• Provided data:
· · · ·
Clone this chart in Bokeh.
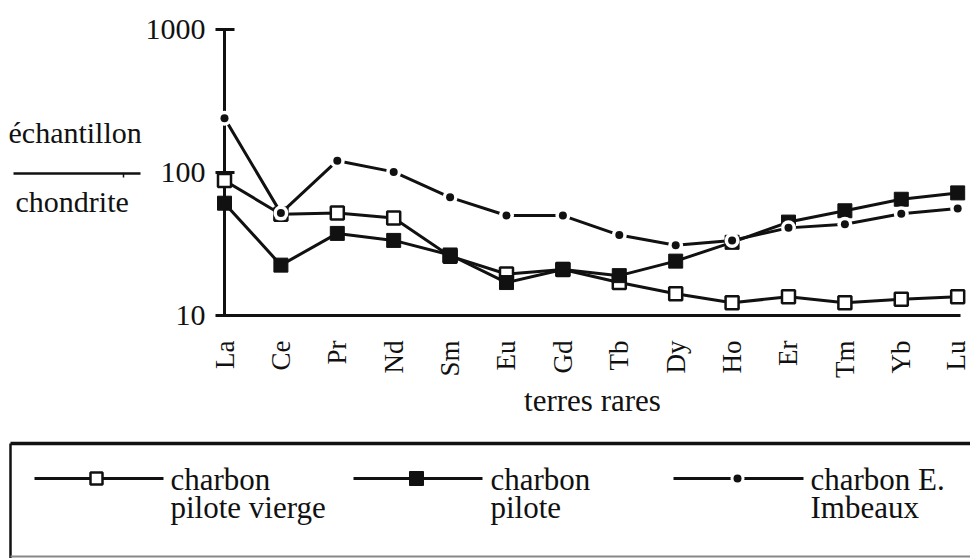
from bokeh.plotting import figure
from bokeh.layouts import row
from bokeh.models import Range1d, FixedTicker
from bokeh.core.properties import value
from bokeh.embed import file_html
from bokeh.resources import INLINE
import math

# ---- data ----
elements = ["La", "Ce", "Pr", "Nd", "Sm", "Eu", "Gd", "Tb", "Dy", "Ho", "Er", "Tm", "Yb", "Lu"]
pilote_vierge = [88, 51, 52, 48, 26, 19.5, 21, 17, 14.2, 12.3, 13.5, 12.3, 13, 13.5]
pilote = [61, 22.5, 37.5, 33.5, 26.5, 17, 21, 19, 24, 32.5, 45, 54, 65, 72]
imbeaux = [240, 52, 121, 101, 67, 50, 50, 36.5, 31, 33.5, 41, 43.5, 51.5, 56]
y_ticks = [10, 100, 1000]
y_tick_labels = ["10", "100", "1000"]
legend_line1 = ["charbon", "charbon", "charbon E."]
legend_line2 = ["pilote vierge", "pilote", "Imbeaux"]
x_label = "terres rares"
y_label_top = "échantillon"
y_label_bottom = "chondrite"

FONT = "Liberation Serif"
INK = "#111111"
xs = list(range(len(elements)))

TOP, BOTTOM_BORDER, CHART_H = 29, 121, 436
LEFT_W = 142

# ---- y title (left strip) ----
yl = figure(width=LEFT_W, height=CHART_H, x_range=Range1d(0, LEFT_W),
            y_range=Range1d(CHART_H - BOTTOM_BORDER, TOP),
            output_backend="svg", toolbar_location=None,
            min_border_left=0, min_border_right=0,
            min_border_top=TOP, min_border_bottom=BOTTOM_BORDER)
yl.axis.visible = False
yl.xgrid.visible = False
yl.ygrid.visible = False
yl.outline_line_color = None
yl.text(x=[8, 15], y=[132, 201], text=[y_label_top, y_label_bottom], text_font=value(FONT),
        text_font_size="30px", text_color=INK, text_baseline="alphabetic")
yl.segment(x0=[13], y0=[173], x1=[140], y1=[173], line_color=INK, line_width=2.5)
yl.segment(x0=[123], y0=[173], x1=[123], y1=[177], line_color=INK, line_width=1.5)

# ---- main chart ----
p = figure(width=970 - LEFT_W, height=CHART_H, y_axis_type="log",
           x_range=Range1d(0, 13.05), y_range=Range1d(10, 1000),
           output_backend="svg", toolbar_location=None,
           min_border_left=80, min_border_right=10, min_border_top=TOP,
           min_border_bottom=BOTTOM_BORDER)
p.outline_line_color = None
p.xgrid.visible = False
p.ygrid.visible = False

p.yaxis.ticker = FixedTicker(ticks=y_ticks, minor_ticks=[])
p.yaxis.major_label_overrides = {t: s for t, s in zip(y_ticks, y_tick_labels)}
p.yaxis.major_tick_in = 10
p.yaxis.major_tick_out = 9
p.yaxis.minor_tick_in = 0
p.yaxis.minor_tick_out = 0
p.yaxis.axis_line_width = 3
p.yaxis.major_tick_line_width = 3
p.yaxis.axis_line_color = INK
p.yaxis.major_tick_line_color = INK
p.yaxis.major_label_text_font = FONT
p.yaxis.major_label_text_font_size = "30px"
p.yaxis.major_label_text_color = INK
p.yaxis.major_label_standoff = 10

p.xaxis.ticker = FixedTicker(ticks=xs, minor_ticks=[])
p.xaxis.major_label_overrides = {i: e for i, e in zip(xs, elements)}
p.xaxis.major_label_orientation = math.pi / 2
p.xaxis.major_tick_in = 0
p.xaxis.major_tick_out = 0
p.xaxis.minor_tick_in = 0
p.xaxis.minor_tick_out = 0
p.xaxis.axis_line_width = 3
p.xaxis.axis_line_color = INK
p.xaxis.major_label_text_font = FONT
p.xaxis.major_label_text_font_size = "27px"
p.xaxis.major_label_text_color = INK
p.xaxis.major_label_standoff = 25
p.xaxis.axis_label = x_label
p.xaxis.axis_label_text_font = FONT
p.xaxis.axis_label_text_font_size = "31px"
p.xaxis.axis_label_text_font_style = "normal"
p.xaxis.axis_label_text_color = INK
p.xaxis.axis_label_standoff = 2

# lines at glyph level, markers in the overlay level so that they are not cut at the frame edge
p.line(xs, pilote_vierge, line_color=INK, line_width=3)
p.line(xs, pilote, line_color=INK, line_width=3)
p.line(xs, imbeaux, line_color=INK, line_width=3)
p.scatter(xs, pilote_vierge, marker="square", size=13, fill_color="white", line_color=INK,
          line_width=2.5, level="overlay")
p.scatter(xs, pilote, marker="square", size=14, fill_color=INK, line_color=INK, level="overlay")
p.scatter(xs, imbeaux, marker="circle", size=15, fill_color="white", line_color=None, level="overlay")
p.scatter(xs, imbeaux, marker="circle", size=8, fill_color=INK, line_color=None, level="overlay")

# ---- legend box ----
LG_TOP, LG_H, LG_W = CHART_H, 558 - CHART_H, 970
lg = figure(width=LG_W, height=LG_H, x_range=Range1d(0, LG_W), y_range=Range1d(LG_TOP + LG_H, LG_TOP),
            output_backend="svg", toolbar_location=None,
            min_border_left=0, min_border_right=0, min_border_top=0, min_border_bottom=0)
lg.axis.visible = False
lg.xgrid.visible = False
lg.ygrid.visible = False
lg.outline_line_color = None

lg.segment(x0=[10], y0=[443], x1=[1100], y1=[443], line_color=INK, line_width=3.5)
lg.segment(x0=[10], y0=[443], x1=[10], y1=[560], line_color=INK, line_width=2.5)
lg.segment(x0=[10], y0=[556], x1=[1100], y1=[556], line_color="#888888", line_width=2)

item_line_x0 = [34, 353, 673]
item_line_x1 = [163, 482, 803]
item_mark_x = [96, 416, 737]
item_text_x = [170, 490, 810]
LY = 478
lg.segment(x0=item_line_x0, y0=[LY] * 3, x1=item_line_x1, y1=[LY] * 3, line_color=INK, line_width=3)
lg.scatter([item_mark_x[0]], [LY], marker="square", size=12, fill_color="white", line_color=INK, line_width=2.5)
lg.scatter([item_mark_x[1]], [LY], marker="square", size=14, fill_color=INK, line_color=INK)
lg.scatter([item_mark_x[2]], [LY], marker="circle", size=14, fill_color="white", line_color=None)
lg.scatter([item_mark_x[2]], [LY], marker="circle", size=8, fill_color=INK, line_color=None)
lg.text(x=item_text_x, y=[479] * 3, text=legend_line1, text_font=value(FONT),
        text_font_size="31px", text_color=INK, text_baseline="alphabetic")
lg.text(x=item_text_x, y=[507] * 3, text=legend_line2, text_font=value(FONT),
        text_font_size="31px", text_color=INK, text_baseline="alphabetic")

top_row = row(yl, p, spacing=0)
open("out.html", "w").write(file_html([top_row, lg], INLINE))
· · · ·
• Problem to solve: Restate only the lines running from the start of the material above through the line containing "import math", ends included. No pictures.

• Result of the exercise:
Clone this chart in Bokeh.
from bokeh.plotting import figure
from bokeh.layouts import row
from bokeh.models import Range1d, FixedTicker
from bokeh.core.properties import value
from bokeh.embed import file_html
from bokeh.resources import INLINE
import math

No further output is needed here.